Tym razem do siatki nie trafiali ani Robert Lewandowski, ani Arkadiusz Milik, ale to nie oznacza, że w zagranicznych ligach zabrakło „polskich” bramek.
To był dziwny weekend w wykonaniu polskich bramkarzy. Łukasz Fabiański wpuścił aż 4 gole w meczu z Leicester, jednocześnie będąc wyróżniającą się postacią w drużynie Swansea. Cztery bramki straciło również Bournemouth z Arturem Borucem w bramce, które przegrało u siebie z Chelsea. Zostając jeszcze na Wyspach Brytyjskich – dobry mecz rozegrał w Championship Bartosz Białkowski. Polak nie wpuścił bramki w meczu z Middlesborough (0:0) mimo, że przeciwnicy mieli sporo sytuacji.
W Bundeslidze Borussia Dortmund (90 minut Łukasza Piszczka) pokonała 3:0 VfB Stuttgart z Przemysławem Tytoniem w bramce. Polski bramkarz zawinił przy jednej z bramek. Robert Lewandowski tym razem gola nie strzelił, ale jego Bayern Monachium wygrał w Berlinie i jest coraz bliżej sięgnięcia po tytuł Mistrza Niemiec.
Czytaj także: TOP 10 wydarzeń weekendu na europejskich boiskach. Barca liderem La Liga, Roma lepsza od Lazio, a BVB od Schalke.

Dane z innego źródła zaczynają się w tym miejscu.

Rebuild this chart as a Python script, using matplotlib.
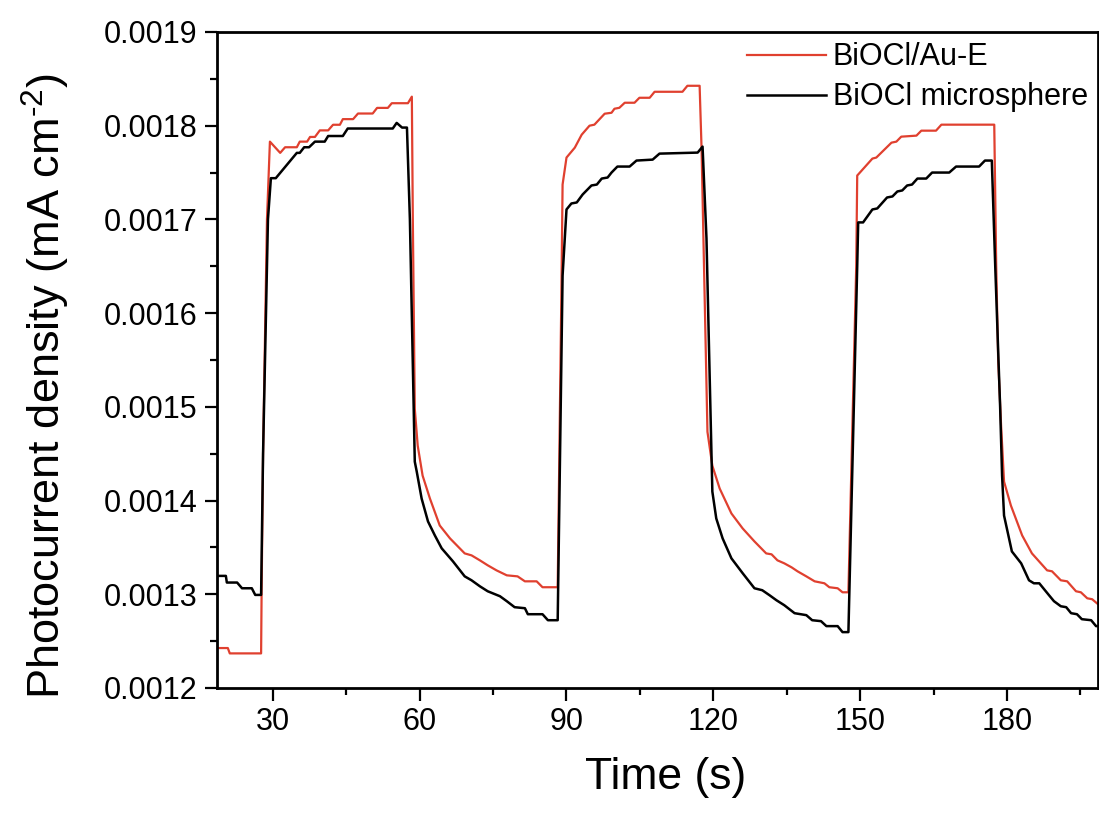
import numpy as np
import matplotlib
matplotlib.use('Agg')
import matplotlib.pyplot as plt
from matplotlib.ticker import MultipleLocator, FormatStrFormatter

plt.rcParams['font.family'] = ['Liberation Sans', 'DejaVu Sans']
plt.rcParams['mathtext.fontset'] = 'custom'
plt.rcParams['mathtext.rm'] = 'Liberation Sans'

# BiOCl/Au-E (red)
t_au = [18.6, 20.8, 21.2, 27.6, 27.7, 28.0, 28.8, 29.4, 31.5, 32.5, 34.9, 35.5, 37.0, 37.6, 38.6,
        39.6, 41.3, 42.3, 43.7, 44.3, 46.4, 47.4, 50.4, 51.3, 53.5, 54.3, 57.6, 58.4, 58.6,
        59.0, 59.6, 60.6, 62.1, 64.1, 66.2, 69.2, 70.6, 72.3, 73.9, 75.7, 77.8, 80.0, 81.5,
        83.9, 85.1, 88.2,
        89.0, 89.2, 90.0, 91.7, 93.1, 94.7, 95.7, 97.8, 99.2, 99.8, 100.8, 101.9, 103.9, 104.9,
        107.0, 108.0, 113.7, 114.7, 117.2, 117.6,
        118.8, 119.8, 121.3, 123.7, 126.0, 128.4, 130.8, 131.9, 133.1, 134.5, 136.0, 137.2,
        139.0, 140.7, 142.7, 143.7, 145.4, 146.4, 147.6,
        149.2, 149.4, 152.5, 153.3, 156.4, 157.4, 158.4, 161.5, 162.5, 165.5, 166.6, 177.4,
        177.8, 178.2, 178.8, 179.4, 180.8, 183.1, 185.1, 188.2, 189.2, 191.0, 192.3, 194.1,
        195.1, 196.4, 197.4, 198.6]
j_au = [0.0012426, 0.0012426, 0.0012369, 0.0012369, 0.00130, 0.00145, 0.00170, 0.001783, 0.001771,
        0.001777, 0.001777, 0.001783, 0.001783, 0.001788, 0.001788,
        0.001795, 0.001795, 0.001801, 0.001801, 0.001807, 0.001807, 0.001813, 0.001813, 0.001819,
        0.001819, 0.001824, 0.001824, 0.001831, 0.00170,
        0.0014979, 0.0014585, 0.0014266, 0.0014021, 0.0013734, 0.0013596, 0.0013436, 0.0013415,
        0.0013362, 0.0013309, 0.0013255, 0.0013202, 0.0013191, 0.0013138,
        0.0013138, 0.0013075, 0.0013075,
        0.00164, 0.0017372, 0.001766, 0.0017766, 0.0017904, 0.0018000, 0.0018011, 0.0018128,
        0.0018138, 0.0018181, 0.0018191, 0.0018245, 0.0018245, 0.0018298,
        0.0018298, 0.0018362, 0.0018362, 0.0018426, 0.0018426, 0.001775,
        0.0014734, 0.0014372, 0.0014128, 0.0013862, 0.0013702, 0.0013564, 0.0013436, 0.0013426,
        0.0013362, 0.0013330, 0.0013287, 0.0013245,
        0.0013191, 0.0013138, 0.0013117, 0.0013075, 0.0013064, 0.0013021, 0.0013021,
        0.00165, 0.0017468, 0.0017649, 0.001766, 0.0017819, 0.001783, 0.0017883, 0.0017894,
        0.0017947, 0.0017947, 0.0018011, 0.0018011,
        0.00165, 0.00155, 0.0014798, 0.0014202, 0.0013947, 0.0013628, 0.0013436, 0.0013255,
        0.0013245, 0.0013149, 0.0013138, 0.0013032,
        0.0013021, 0.0012957, 0.0012947, 0.0012894]

# BiOCl microsphere (black)
t_ms = [18.6, 20.4, 20.6, 22.7, 23.7, 25.7, 26.4, 27.6, 28.0, 29.0, 29.6, 30.6, 34.9, 35.5,
        36.4, 37.4, 38.6, 40.6, 41.3, 44.3, 45.3, 54.5, 55.3, 56.4, 57.4, 58.0,
        59.0, 59.4, 60.4, 61.7, 63.1, 64.5, 66.8, 69.2, 70.6, 72.3, 73.9, 76.4, 77.8, 79.4,
        81.5, 82.1, 85.1, 86.2, 88.2,
        89.2, 90.0, 91.0, 92.1, 93.3, 95.1, 96.2, 97.2, 98.4, 99.2, 100.4, 102.9, 104.3, 107.6,
        109.0, 116.8, 117.8, 118.6,
        119.8, 120.6, 121.9, 123.7, 126.0, 128.4, 130.0, 131.5, 132.9, 134.5, 136.6, 139.0,
        140.2, 142.0, 143.1, 145.4, 146.4, 147.6,
        149.4, 149.6, 150.6, 152.5, 153.5, 155.5, 156.6, 157.6, 158.6, 159.6, 160.6, 161.7,
        163.5, 164.7, 168.2, 169.6, 174.3, 175.5, 176.9, 177.6, 178.6,
        179.0, 179.4, 181.0, 182.9, 184.5, 185.5, 186.6, 188.6, 189.6, 191.0, 192.1, 193.1,
        194.3, 195.3, 197.2, 198.2, 198.6]
j_ms = [0.0013196, 0.0013196, 0.0013125, 0.0013125, 0.0013064, 0.0013064, 0.0012993, 0.0012993,
        0.00145, 0.00170, 0.001744, 0.001744, 0.001771, 0.001771,
        0.001777, 0.001777, 0.001783, 0.001783, 0.001789, 0.001789, 0.001797, 0.001797, 0.001803,
        0.001798, 0.001798, 0.00170,
        0.0014415, 0.0014309, 0.0014021, 0.0013777, 0.0013628, 0.0013490, 0.0013351, 0.0013191,
        0.0013149, 0.0013085, 0.0013032, 0.0012979, 0.0012926, 0.0012862,
        0.0012851, 0.0012787, 0.0012787, 0.0012723, 0.0012723,
        0.00164, 0.0017106, 0.0017170, 0.0017181, 0.0017266, 0.0017362, 0.0017372, 0.0017436,
        0.0017447, 0.0017500, 0.0017564, 0.0017564, 0.0017628, 0.0017638,
        0.0017702, 0.0017713, 0.0017777, 0.00168,
        0.0014096, 0.0013809, 0.0013596, 0.0013383, 0.0013224, 0.0013064, 0.0013043, 0.0012989,
        0.0012936, 0.0012883, 0.0012798, 0.0012777,
        0.0012723, 0.0012713, 0.0012660, 0.0012660, 0.0012596, 0.0012596,
        0.00165, 0.0016968, 0.0016968, 0.0017106, 0.0017117, 0.0017234, 0.0017245, 0.0017298,
        0.0017309, 0.0017362, 0.0017372, 0.0017436,
        0.0017436, 0.0017500, 0.0017500, 0.0017564, 0.0017564, 0.0017628, 0.0017628, 0.00165,
        0.00150,
        0.0014266, 0.0013840, 0.0013457, 0.0013330, 0.0013149, 0.0013117, 0.0013117, 0.0012989,
        0.0012926, 0.0012872, 0.0012862, 0.0012798,
        0.0012787, 0.0012734, 0.0012723, 0.0012660, 0.0012660]

fig = plt.figure(figsize=(10.99, 8.16), dpi=100)
ax = fig.add_axes([0.1975, 0.1569, 0.8016, 0.8039])

ax.plot(t_au, j_au, color='#E0402F', lw=1.6, label='BiOCl/Au-E')
ax.plot(t_ms, j_ms, color='black', lw=1.8, label='BiOCl microsphere')

ax.set_xlim(18.6, 198.6)
ax.set_ylim(0.0012, 0.0019)
ax.xaxis.set_major_locator(MultipleLocator(30))
ax.xaxis.set_minor_locator(MultipleLocator(15))
ax.yaxis.set_major_locator(MultipleLocator(0.0001))
ax.yaxis.set_minor_locator(MultipleLocator(0.00005))
ax.yaxis.set_major_formatter(FormatStrFormatter('%.4f'))

for s in ax.spines.values():
    s.set_linewidth(2.0)
ax.tick_params(which='major', direction='out', length=9, width=1.6, labelsize=22, pad=5)
ax.tick_params(which='minor', direction='out', length=5, width=1.6)

ax.set_xlabel('Time (s)', fontsize=32)
ax.set_ylabel('Photocurrent density (mA cm$^{\u2010 2}$)', fontsize=32.5)
ax.xaxis.set_label_coords(0.509, -0.105)
ax.yaxis.set_label_coords(-0.165, 0.46)

ax.legend(loc='upper left', bbox_to_anchor=(0.6016, 0.984), frameon=False, fontsize=22,
          handlelength=2.6, handletextpad=0.2, labelspacing=0.32, borderpad=0, borderaxespad=0)

fig.savefig('out.png', dpi=100)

Maciej Rybus najpierw nie wykorzystał rzutu karnego, by chwilę później zdobyć jedynego gola w meczu Terek Grozny – Rubin Kazań. Z kolei w Danii do siatki rywali trafił Kamil Wilczek, jednak nadal trwają spory czy Polakowi należy uznać jedną czy dwie bramki w meczu Brondby – Aarhus.
We Francji cały mecz rozegrał Kamil Grosicki, to samo tyczy się występującego w Primera Division Grzegorza Krychowiaka. We Włoszech z kolei kilku reprezentantów Polski ma swoje mecze dopiero w poniedziałek, jednak już w weekend 90 minut zaliczył Kamil Glik.